Ou seja, as ordens representam interesses da sociedade e não os interesses do estado, que está separado da sociedade e deve existir para a servir. E este é o problema. É esta autonomia que dispensa o estado, ou mais exactamente a sua destruição, que motiva o Partido Socialista no ataque que está a fazer às ordens profissionais.
As ordens são um nicho de liberdade ao resistirem às tentativas de controlo colectivista por parte de socialistas e de sindicatos. Demonstraram-no recentemente em diversas ocasiões, como na denúncia do escândalo que foi a tentativa dos autarcas socialistas em serem vacinados para o Covid-19 antes das pessoas idosas e vulneráveis à doença.
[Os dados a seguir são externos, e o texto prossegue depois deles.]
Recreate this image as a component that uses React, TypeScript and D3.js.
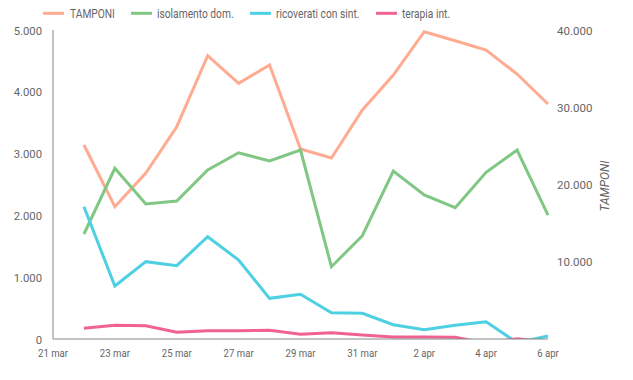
import React from "react";
import * as d3 from "d3";

const dates = ["2020-03-22","2020-03-23","2020-03-24","2020-03-25","2020-03-26","2020-03-27","2020-03-28","2020-03-29","2020-03-30","2020-03-31","2020-04-01","2020-04-02","2020-04-03","2020-04-04","2020-04-05","2020-04-06"];
const tamponi = [25110,17130,21490,27480,36670,33100,35470,24600,23430,29640,34170,39780,38610,37410,34300,30420];
const isolamento = [1699,2762,2184,2233,2734,3014,2880,3058,1170,1671,2718,2330,2125,2697,3058,2006];
const ricoverati = [2140,858,1251,1186,1655,1278,658,723,426,416,231,150,222,280,-60,49];
const terapia = [173,222,215,108,134,134,141,76,102,65,32,32,30,-70,5,-50];

const xTickDates = ["2020-03-21","2020-03-23","2020-03-25","2020-03-27","2020-03-29","2020-03-31","2020-04-02","2020-04-04","2020-04-06"];
const xTickLabels = ["21 mar","23 mar","25 mar","27 mar","29 mar","31 mar","2 apr","4 apr","6 apr"];
const leftTicks = [0,1000,2000,3000,4000,5000];
const rightTicks = [10000,20000,30000,40000];

const seriesNames = ["TAMPONI","isolamento dom.","ricoverati con sint.","terapia int."];
const seriesColors = ["#ffab91","#81c784","#4dd0e1","#f06292"];

const W = 633, H = 380;
const L = 53, R = 548, T = 30, B = 339;

const fmt = (v: number) => v === 0 ? "0" : d3.format(",")(v).replace(/,/g, ".");

function SqText(props: { x: number; y: number; size: number; anchor?: string; sx?: number; children: React.ReactNode }) {
  const { x, y, size, anchor = "start", sx = 0.83, children } = props;
  return (
    <text transform={`translate(${x},${y}) scale(${sx},1)`} fontSize={size} fill="#666" textAnchor={anchor as any}>
      {children}
    </text>
  );
}

export default function App() {
  const parse = d3.utcParse("%Y-%m-%d");
  const x = d3.scaleUtc().domain([parse("2020-03-21")!, parse("2020-04-06")!]).range([L, R]);
  const yL = d3.scaleLinear().domain([0, 5000]).range([B, T]);
  const yR = d3.scaleLinear().domain([0, 40000]).range([B, T]);
  const pts = dates.map(d => parse(d)!);

  const mk = (vals: number[], y: d3.ScaleLinear<number, number>) =>
    d3.line<number>().x((_, i) => x(pts[i])).y(v => y(v))(vals) || "";

  const paths = [
    { d: mk(tamponi, yR), c: seriesColors[0] },
    { d: mk(isolamento, yL), c: seriesColors[1] },
    { d: mk(ricoverati, yL), c: seriesColors[2] },
    { d: mk(terapia, yL), c: seriesColors[3] },
  ];

  const swatchX = [43, 131, 250, 376];
  const textX = [70, 157, 276, 402];
  const font = "Roboto, 'Noto Sans', sans-serif";

  return (
    <svg width={W} height={H} style={{ position: "absolute", left: 0, top: 0, fontFamily: font }}>
      <defs>
        <clipPath id="plot">
          <rect x={L} y={0} width={R - L + 10} height={B} />
        </clipPath>
      </defs>
      {seriesNames.map((n, i) => (
        <g key={n}>
          <line x1={swatchX[i]} x2={swatchX[i] + 21} y1={13.3} y2={13.3} stroke={seriesColors[i]} strokeWidth={3} />
          <SqText x={textX[i]} y={17.7} size={12.2} sx={0.84}>{n}</SqText>
        </g>
      ))}
      {leftTicks.map(t => (
        <text key={t} x={42} y={yL(t) + 4.5} fontSize={11.3} fill="#666" textAnchor="end">{fmt(t)}</text>
      ))}
      {rightTicks.map(t => (
        <text key={t} x={557} y={yR(t) + 4.5} fontSize={11.5} fill="#666">{fmt(t)}</text>
      ))}
      <text transform={`translate(609,186) rotate(-90)`} fontSize={12} fill="#666" fontStyle="italic" textAnchor="middle">TAMPONI</text>
      {xTickDates.map((d, i) => (
        <SqText key={d} x={x(parse(d)!)} y={356.7} size={11.7} anchor="middle" sx={0.82}>{xTickLabels[i]}</SqText>
      ))}
      <g clipPath="url(#plot)">
        {paths.map((p, i) => (
          <path key={i} d={p.d} fill="none" stroke={p.c} strokeWidth={3} strokeLinejoin="miter" />
        ))}
      </g>
      <line x1={L} x2={L} y1={T} y2={B} stroke="#888" strokeWidth={1} />
      <line x1={L} x2={R} y1={B} y2={B} stroke="#888" strokeWidth={1} />
    </svg>
  );
}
Ou o escândalo ainda maior que foi o número de idosos que morreram em Reguengos de Monsaraz por incompetência do estado, como o Bastonários dos Médicos aqui recorda.
É esta recusa em deixar-se subjugar pelo estado e pelo poder político, e é o papel que assumiram recentemente de critica certeira à incompetência governativa, de certa forma ocupando o lugar de sindicatos que se calaram perante as “ofertas” que receberam do governo, que ordens como a dos Médicos, dos Enfermeiros, dos Engenheiros e outras servem a sociedade portuguesa e são extremamente importantes para que ela seja livre.
Ao negarem o argumento demagógico da “vontade geral” socialista, em que o colectivo impõe a sua vontade independentemente de qual seja a preferência das pessoas livres, estão a prestar um serviço à sociedade.
Mas isso vai contra a essência do socialismo, que é por natureza, nunca nos esqueçamos, antidemocrático e ambiciona dominar a sociedade. E esta é a verdadeira razão da proposta de lei apresentada pelos socialistas.P. S. As declarações do Primeiro-Ministro esta semana no Parlamento dão a entender que outro ataque se prepara, desta feita às autoridades de concorrência. Costa está desesperado por causa do orçamento, mas isso não justifica tamanha irresponsabilidade.